The records>
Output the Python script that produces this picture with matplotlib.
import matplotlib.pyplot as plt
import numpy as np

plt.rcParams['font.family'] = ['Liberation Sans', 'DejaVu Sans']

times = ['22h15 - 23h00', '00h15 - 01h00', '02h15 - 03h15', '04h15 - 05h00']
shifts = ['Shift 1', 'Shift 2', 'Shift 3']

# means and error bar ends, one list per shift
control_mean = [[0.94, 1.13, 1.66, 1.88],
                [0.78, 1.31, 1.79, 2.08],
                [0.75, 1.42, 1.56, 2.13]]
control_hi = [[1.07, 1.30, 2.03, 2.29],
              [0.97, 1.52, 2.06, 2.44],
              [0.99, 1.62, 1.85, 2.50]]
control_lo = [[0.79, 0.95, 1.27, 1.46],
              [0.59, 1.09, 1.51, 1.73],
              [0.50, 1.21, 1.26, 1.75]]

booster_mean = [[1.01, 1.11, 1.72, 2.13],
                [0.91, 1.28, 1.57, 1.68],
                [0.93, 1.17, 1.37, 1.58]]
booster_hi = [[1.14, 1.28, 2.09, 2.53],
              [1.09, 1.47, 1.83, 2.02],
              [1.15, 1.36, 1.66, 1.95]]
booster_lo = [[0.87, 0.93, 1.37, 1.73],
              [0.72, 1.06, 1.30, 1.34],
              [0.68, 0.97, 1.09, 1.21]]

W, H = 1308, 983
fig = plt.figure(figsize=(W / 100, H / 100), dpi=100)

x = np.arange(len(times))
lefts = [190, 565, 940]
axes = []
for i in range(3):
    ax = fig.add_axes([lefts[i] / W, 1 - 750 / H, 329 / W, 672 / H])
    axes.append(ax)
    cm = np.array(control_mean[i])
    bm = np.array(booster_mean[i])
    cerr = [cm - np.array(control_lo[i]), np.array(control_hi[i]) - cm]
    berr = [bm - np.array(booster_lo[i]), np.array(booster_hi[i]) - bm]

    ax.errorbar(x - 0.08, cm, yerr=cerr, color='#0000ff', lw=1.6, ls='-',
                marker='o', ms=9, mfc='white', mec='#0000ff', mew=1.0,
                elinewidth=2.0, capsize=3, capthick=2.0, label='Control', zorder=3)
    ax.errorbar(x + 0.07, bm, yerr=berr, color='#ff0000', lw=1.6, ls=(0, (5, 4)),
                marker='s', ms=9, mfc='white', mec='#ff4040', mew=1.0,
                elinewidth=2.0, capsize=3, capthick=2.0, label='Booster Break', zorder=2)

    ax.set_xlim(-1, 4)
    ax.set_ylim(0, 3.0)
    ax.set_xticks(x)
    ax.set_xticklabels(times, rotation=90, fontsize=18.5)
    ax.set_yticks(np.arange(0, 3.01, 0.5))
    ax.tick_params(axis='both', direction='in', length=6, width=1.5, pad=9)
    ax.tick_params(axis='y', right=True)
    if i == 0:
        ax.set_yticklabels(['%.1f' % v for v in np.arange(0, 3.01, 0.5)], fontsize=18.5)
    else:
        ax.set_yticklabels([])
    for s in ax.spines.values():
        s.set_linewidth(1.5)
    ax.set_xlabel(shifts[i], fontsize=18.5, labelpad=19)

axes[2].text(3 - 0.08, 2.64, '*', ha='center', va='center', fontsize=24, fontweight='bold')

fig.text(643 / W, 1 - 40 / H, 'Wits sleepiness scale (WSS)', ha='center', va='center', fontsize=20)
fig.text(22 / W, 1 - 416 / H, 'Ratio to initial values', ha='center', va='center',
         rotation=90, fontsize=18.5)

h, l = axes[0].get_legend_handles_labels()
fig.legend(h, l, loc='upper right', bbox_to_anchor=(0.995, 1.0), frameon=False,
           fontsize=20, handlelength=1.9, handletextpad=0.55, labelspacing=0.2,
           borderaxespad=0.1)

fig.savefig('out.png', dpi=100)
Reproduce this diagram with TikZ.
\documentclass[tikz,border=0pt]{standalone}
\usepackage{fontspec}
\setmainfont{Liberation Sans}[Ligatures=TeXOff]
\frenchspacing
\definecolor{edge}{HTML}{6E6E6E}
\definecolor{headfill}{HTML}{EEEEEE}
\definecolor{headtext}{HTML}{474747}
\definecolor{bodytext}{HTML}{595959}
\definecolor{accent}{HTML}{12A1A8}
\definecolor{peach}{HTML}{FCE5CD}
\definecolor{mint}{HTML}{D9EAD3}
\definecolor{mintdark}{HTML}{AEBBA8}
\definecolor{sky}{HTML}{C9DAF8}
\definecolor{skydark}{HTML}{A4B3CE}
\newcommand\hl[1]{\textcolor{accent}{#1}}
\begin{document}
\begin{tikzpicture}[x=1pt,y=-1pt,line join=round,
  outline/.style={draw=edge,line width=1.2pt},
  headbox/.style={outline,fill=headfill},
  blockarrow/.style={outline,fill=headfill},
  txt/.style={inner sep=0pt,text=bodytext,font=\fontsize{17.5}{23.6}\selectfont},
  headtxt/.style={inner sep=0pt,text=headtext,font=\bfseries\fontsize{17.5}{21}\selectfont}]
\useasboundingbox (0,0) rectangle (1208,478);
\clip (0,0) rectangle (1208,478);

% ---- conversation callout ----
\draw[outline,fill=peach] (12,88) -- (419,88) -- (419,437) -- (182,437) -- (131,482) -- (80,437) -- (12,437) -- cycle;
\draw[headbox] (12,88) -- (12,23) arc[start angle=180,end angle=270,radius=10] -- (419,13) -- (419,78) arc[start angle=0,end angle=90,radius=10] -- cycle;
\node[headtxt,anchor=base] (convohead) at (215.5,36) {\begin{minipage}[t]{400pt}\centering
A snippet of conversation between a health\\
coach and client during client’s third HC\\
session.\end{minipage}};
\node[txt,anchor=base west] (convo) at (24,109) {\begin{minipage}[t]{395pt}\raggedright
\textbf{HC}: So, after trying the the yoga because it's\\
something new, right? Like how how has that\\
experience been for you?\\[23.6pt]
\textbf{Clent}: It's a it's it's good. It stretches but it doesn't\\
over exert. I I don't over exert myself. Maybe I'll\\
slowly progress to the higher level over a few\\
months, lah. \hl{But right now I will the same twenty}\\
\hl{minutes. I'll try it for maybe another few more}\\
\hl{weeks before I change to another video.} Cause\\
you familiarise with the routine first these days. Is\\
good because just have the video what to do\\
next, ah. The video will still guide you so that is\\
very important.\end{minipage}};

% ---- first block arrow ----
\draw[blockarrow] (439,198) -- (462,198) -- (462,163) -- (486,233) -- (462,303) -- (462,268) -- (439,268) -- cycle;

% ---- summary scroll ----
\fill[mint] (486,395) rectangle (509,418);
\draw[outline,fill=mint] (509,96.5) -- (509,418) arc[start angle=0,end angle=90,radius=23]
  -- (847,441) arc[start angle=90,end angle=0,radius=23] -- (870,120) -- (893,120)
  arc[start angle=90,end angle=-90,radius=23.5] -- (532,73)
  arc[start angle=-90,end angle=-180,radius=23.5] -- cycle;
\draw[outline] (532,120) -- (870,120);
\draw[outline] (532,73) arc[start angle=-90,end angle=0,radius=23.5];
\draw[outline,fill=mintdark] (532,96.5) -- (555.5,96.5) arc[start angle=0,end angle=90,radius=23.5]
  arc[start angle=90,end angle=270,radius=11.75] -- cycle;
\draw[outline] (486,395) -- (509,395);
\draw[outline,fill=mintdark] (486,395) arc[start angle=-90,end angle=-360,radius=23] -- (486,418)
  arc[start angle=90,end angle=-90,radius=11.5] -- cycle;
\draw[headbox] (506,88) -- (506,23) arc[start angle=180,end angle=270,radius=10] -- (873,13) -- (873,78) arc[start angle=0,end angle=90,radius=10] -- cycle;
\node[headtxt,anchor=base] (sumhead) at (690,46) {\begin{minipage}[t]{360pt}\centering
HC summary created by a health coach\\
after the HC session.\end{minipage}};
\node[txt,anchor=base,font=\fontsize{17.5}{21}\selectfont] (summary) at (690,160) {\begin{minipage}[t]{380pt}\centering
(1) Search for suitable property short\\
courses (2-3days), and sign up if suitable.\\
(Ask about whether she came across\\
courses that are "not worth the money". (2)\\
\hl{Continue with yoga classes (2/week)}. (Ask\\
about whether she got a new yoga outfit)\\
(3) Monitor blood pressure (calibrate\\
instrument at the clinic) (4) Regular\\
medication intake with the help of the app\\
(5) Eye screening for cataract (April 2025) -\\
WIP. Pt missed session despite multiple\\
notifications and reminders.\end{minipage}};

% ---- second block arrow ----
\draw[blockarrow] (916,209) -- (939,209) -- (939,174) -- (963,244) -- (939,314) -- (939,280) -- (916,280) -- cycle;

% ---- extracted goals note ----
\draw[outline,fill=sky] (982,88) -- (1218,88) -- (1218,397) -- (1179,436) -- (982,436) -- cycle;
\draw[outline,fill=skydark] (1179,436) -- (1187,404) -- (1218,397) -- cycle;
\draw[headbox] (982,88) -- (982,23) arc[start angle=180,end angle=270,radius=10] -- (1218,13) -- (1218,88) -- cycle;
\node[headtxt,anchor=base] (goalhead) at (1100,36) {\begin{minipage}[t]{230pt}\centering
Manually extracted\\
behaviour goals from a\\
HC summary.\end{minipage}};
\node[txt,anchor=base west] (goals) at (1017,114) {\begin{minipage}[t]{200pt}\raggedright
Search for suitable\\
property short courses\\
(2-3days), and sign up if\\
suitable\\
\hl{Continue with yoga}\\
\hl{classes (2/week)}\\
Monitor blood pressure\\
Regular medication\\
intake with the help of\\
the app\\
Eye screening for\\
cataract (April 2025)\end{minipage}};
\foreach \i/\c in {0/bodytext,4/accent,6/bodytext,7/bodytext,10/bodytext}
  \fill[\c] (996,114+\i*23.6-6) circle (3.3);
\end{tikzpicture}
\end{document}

Given problem>
Please reproduce exactly the lines from the first one of the records above through the line containing "fig = plt.figure(figsize=(W", both included, and nothing else.

Output of the exercise>
Output the Python script that produces this picture with matplotlib.
import matplotlib.pyplot as plt
import numpy as np

plt.rcParams['font.family'] = ['Liberation Sans', 'DejaVu Sans']

times = ['22h15 - 23h00', '00h15 - 01h00', '02h15 - 03h15', '04h15 - 05h00']
shifts = ['Shift 1', 'Shift 2', 'Shift 3']

# means and error bar ends, one list per shift
control_mean = [[0.94, 1.13, 1.66, 1.88],
                [0.78, 1.31, 1.79, 2.08],
                [0.75, 1.42, 1.56, 2.13]]
control_hi = [[1.07, 1.30, 2.03, 2.29],
              [0.97, 1.52, 2.06, 2.44],
              [0.99, 1.62, 1.85, 2.50]]
control_lo = [[0.79, 0.95, 1.27, 1.46],
              [0.59, 1.09, 1.51, 1.73],
              [0.50, 1.21, 1.26, 1.75]]

booster_mean = [[1.01, 1.11, 1.72, 2.13],
                [0.91, 1.28, 1.57, 1.68],
                [0.93, 1.17, 1.37, 1.58]]
booster_hi = [[1.14, 1.28, 2.09, 2.53],
              [1.09, 1.47, 1.83, 2.02],
              [1.15, 1.36, 1.66, 1.95]]
booster_lo = [[0.87, 0.93, 1.37, 1.73],
              [0.72, 1.06, 1.30, 1.34],
              [0.68, 0.97, 1.09, 1.21]]

W, H = 1308, 983
fig = plt.figure(figsize=(W / 100, H / 100), dpi=100)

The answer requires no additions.